Short problem: Copy every entry word for word, but skip the pictures.

#### Supplied data ####

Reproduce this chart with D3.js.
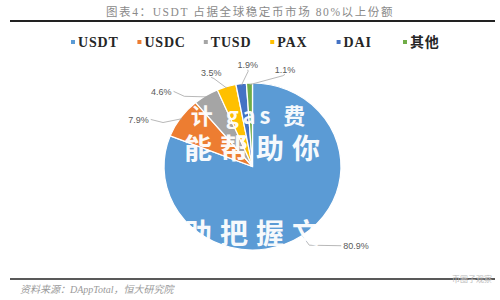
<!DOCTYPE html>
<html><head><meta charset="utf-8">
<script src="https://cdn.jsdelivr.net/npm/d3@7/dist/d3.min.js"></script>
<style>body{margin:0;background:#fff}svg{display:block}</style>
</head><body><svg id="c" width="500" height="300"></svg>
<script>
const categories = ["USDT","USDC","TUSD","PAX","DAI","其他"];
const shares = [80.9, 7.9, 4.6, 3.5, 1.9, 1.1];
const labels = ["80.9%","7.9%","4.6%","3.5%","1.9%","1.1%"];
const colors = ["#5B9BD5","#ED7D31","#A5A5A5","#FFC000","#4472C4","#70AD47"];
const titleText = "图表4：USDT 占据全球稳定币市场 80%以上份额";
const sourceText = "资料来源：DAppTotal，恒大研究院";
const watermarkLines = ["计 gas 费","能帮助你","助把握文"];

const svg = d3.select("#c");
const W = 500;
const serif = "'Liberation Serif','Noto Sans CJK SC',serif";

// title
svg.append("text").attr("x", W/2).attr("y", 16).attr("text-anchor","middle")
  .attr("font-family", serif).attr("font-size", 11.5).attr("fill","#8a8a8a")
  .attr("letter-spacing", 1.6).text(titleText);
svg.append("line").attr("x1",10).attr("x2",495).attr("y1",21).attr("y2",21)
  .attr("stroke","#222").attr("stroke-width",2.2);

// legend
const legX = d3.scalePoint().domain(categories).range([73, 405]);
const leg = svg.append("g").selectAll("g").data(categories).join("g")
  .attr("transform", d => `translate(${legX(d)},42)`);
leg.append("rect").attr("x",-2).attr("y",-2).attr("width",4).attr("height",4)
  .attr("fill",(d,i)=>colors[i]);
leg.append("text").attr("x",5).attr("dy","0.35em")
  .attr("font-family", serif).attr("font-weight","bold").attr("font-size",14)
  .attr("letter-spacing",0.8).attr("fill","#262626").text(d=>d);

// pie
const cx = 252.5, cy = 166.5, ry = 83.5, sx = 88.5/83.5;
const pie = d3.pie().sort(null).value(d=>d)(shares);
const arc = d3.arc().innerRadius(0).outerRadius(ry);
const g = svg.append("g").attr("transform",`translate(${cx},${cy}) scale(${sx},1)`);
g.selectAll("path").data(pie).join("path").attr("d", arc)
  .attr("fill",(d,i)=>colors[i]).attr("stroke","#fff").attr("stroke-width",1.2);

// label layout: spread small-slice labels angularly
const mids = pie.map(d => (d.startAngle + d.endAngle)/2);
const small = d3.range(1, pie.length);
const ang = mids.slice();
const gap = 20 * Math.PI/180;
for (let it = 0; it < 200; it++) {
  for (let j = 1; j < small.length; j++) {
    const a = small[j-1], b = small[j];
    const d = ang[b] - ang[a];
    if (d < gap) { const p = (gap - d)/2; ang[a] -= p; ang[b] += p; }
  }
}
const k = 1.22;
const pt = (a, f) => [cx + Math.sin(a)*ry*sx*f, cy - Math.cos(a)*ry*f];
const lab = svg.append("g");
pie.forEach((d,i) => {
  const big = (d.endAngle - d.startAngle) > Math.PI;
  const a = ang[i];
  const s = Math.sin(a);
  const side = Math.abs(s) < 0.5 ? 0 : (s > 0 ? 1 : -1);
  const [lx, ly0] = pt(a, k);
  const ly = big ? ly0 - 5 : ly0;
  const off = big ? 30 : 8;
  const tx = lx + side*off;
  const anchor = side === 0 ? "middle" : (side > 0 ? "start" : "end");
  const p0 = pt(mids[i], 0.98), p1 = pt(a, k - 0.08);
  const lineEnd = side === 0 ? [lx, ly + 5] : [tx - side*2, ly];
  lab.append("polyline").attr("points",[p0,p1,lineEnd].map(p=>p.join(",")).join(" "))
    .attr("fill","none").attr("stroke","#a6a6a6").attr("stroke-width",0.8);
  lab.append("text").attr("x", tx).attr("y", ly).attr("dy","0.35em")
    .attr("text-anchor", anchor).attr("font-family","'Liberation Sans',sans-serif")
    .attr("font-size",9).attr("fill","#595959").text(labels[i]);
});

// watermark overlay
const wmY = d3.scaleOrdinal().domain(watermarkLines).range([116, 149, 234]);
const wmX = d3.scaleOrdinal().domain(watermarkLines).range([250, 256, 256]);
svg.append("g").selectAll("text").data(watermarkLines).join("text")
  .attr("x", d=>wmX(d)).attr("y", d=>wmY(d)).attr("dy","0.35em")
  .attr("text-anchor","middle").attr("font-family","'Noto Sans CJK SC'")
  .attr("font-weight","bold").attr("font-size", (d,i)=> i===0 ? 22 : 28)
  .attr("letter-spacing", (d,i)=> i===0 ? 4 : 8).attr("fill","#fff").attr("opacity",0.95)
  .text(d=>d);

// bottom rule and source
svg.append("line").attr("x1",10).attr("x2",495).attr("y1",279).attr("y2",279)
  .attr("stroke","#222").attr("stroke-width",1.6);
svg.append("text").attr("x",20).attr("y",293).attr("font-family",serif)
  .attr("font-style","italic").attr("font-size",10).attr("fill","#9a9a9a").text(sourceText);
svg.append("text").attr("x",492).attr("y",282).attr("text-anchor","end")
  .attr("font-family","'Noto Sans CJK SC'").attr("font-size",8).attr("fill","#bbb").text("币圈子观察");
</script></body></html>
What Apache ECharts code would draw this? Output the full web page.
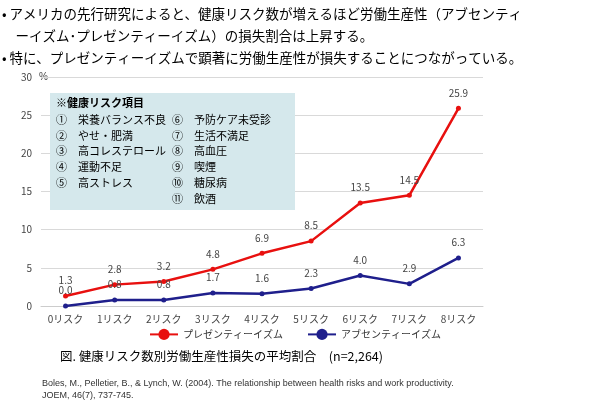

####

Response:
Reproduce this chart with D3.js.
<!DOCTYPE html>
<html><head><meta charset="utf-8">
<script src="https://cdn.jsdelivr.net/npm/d3@7/dist/d3.min.js"></script>
<style>body{margin:0;background:#fff}svg{display:block}</style>
</head><body><svg id="c" width="500" height="300"></svg>
<script>
const categories = ["USDT","USDC","TUSD","PAX","DAI","其他"];
const shares = [80.9, 7.9, 4.6, 3.5, 1.9, 1.1];
const labels = ["80.9%","7.9%","4.6%","3.5%","1.9%","1.1%"];
const colors = ["#5B9BD5","#ED7D31","#A5A5A5","#FFC000","#4472C4","#70AD47"];
const titleText = "图表4：USDT 占据全球稳定币市场 80%以上份额";
const sourceText = "资料来源：DAppTotal，恒大研究院";
const watermarkLines = ["计 gas 费","能帮助你","助把握文"];

const svg = d3.select("#c");
const W = 500;
const serif = "'Liberation Serif','Noto Sans CJK SC',serif";

// title
svg.append("text").attr("x", W/2).attr("y", 16).attr("text-anchor","middle")
  .attr("font-family", serif).attr("font-size", 11.5).attr("fill","#8a8a8a")
  .attr("letter-spacing", 1.6).text(titleText);
svg.append("line").attr("x1",10).attr("x2",495).attr("y1",21).attr("y2",21)
  .attr("stroke","#222").attr("stroke-width",2.2);

// legend
const legX = d3.scalePoint().domain(categories).range([73, 405]);
const leg = svg.append("g").selectAll("g").data(categories).join("g")
  .attr("transform", d => `translate(${legX(d)},42)`);
leg.append("rect").attr("x",-2).attr("y",-2).attr("width",4).attr("height",4)
  .attr("fill",(d,i)=>colors[i]);
leg.append("text").attr("x",5).attr("dy","0.35em")
  .attr("font-family", serif).attr("font-weight","bold").attr("font-size",14)
  .attr("letter-spacing",0.8).attr("fill","#262626").text(d=>d);

// pie
const cx = 252.5, cy = 166.5, ry = 83.5, sx = 88.5/83.5;
const pie = d3.pie().sort(null).value(d=>d)(shares);
const arc = d3.arc().innerRadius(0).outerRadius(ry);
const g = svg.append("g").attr("transform",`translate(${cx},${cy}) scale(${sx},1)`);
g.selectAll("path").data(pie).join("path").attr("d", arc)
  .attr("fill",(d,i)=>colors[i]).attr("stroke","#fff").attr("stroke-width",1.2);

// label layout: spread small-slice labels angularly
const mids = pie.map(d => (d.startAngle + d.endAngle)/2);
const small = d3.range(1, pie.length);
const ang = mids.slice();
const gap = 20 * Math.PI/180;
for (let it = 0; it < 200; it++) {
  for (let j = 1; j < small.length; j++) {
    const a = small[j-1], b = small[j];
    const d = ang[b] - ang[a];
    if (d < gap) { const p = (gap - d)/2; ang[a] -= p; ang[b] += p; }
  }
}
const k = 1.22;
const pt = (a, f) => [cx + Math.sin(a)*ry*sx*f, cy - Math.cos(a)*ry*f];
const lab = svg.append("g");
pie.forEach((d,i) => {
  const big = (d.endAngle - d.startAngle) > Math.PI;
  const a = ang[i];
  const s = Math.sin(a);
  const side = Math.abs(s) < 0.5 ? 0 : (s > 0 ? 1 : -1);
  const [lx, ly0] = pt(a, k);
  const ly = big ? ly0 - 5 : ly0;
  const off = big ? 30 : 8;
  const tx = lx + side*off;
  const anchor = side === 0 ? "middle" : (side > 0 ? "start" : "end");
  const p0 = pt(mids[i], 0.98), p1 = pt(a, k - 0.08);
  const lineEnd = side === 0 ? [lx, ly + 5] : [tx - side*2, ly];
  lab.append("polyline").attr("points",[p0,p1,lineEnd].map(p=>p.join(",")).join(" "))
    .attr("fill","none").attr("stroke","#a6a6a6").attr("stroke-width",0.8);
  lab.append("text").attr("x", tx).attr("y", ly).attr("dy","0.35em")
    .attr("text-anchor", anchor).attr("font-family","'Liberation Sans',sans-serif")
    .attr("font-size",9).attr("fill","#595959").text(labels[i]);
});

// watermark overlay
const wmY = d3.scaleOrdinal().domain(watermarkLines).range([116, 149, 234]);
const wmX = d3.scaleOrdinal().domain(watermarkLines).range([250, 256, 256]);
svg.append("g").selectAll("text").data(watermarkLines).join("text")
  .attr("x", d=>wmX(d)).attr("y", d=>wmY(d)).attr("dy","0.35em")
  .attr("text-anchor","middle").attr("font-family","'Noto Sans CJK SC'")
  .attr("font-weight","bold").attr("font-size", (d,i)=> i===0 ? 22 : 28)
  .attr("letter-spacing", (d,i)=> i===0 ? 4 : 8).attr("fill","#fff").attr("opacity",0.95)
  .text(d=>d);

// bottom rule and source
svg.append("line").attr("x1",10).attr("x2",495).attr("y1",279).attr("y2",279)
  .attr("stroke","#222").attr("stroke-width",1.6);
svg.append("text").attr("x",20).attr("y",293).attr("font-family",serif)
  .attr("font-style","italic").attr("font-size",10).attr("fill","#9a9a9a").text(sourceText);
svg.append("text").attr("x",492).attr("y",282).attr("text-anchor","end")
  .attr("font-family","'Noto Sans CJK SC'").attr("font-size",8).attr("fill","#bbb").text("币圈子观察");
</script></body></html>
What Apache ECharts code would draw this? Output the full web page.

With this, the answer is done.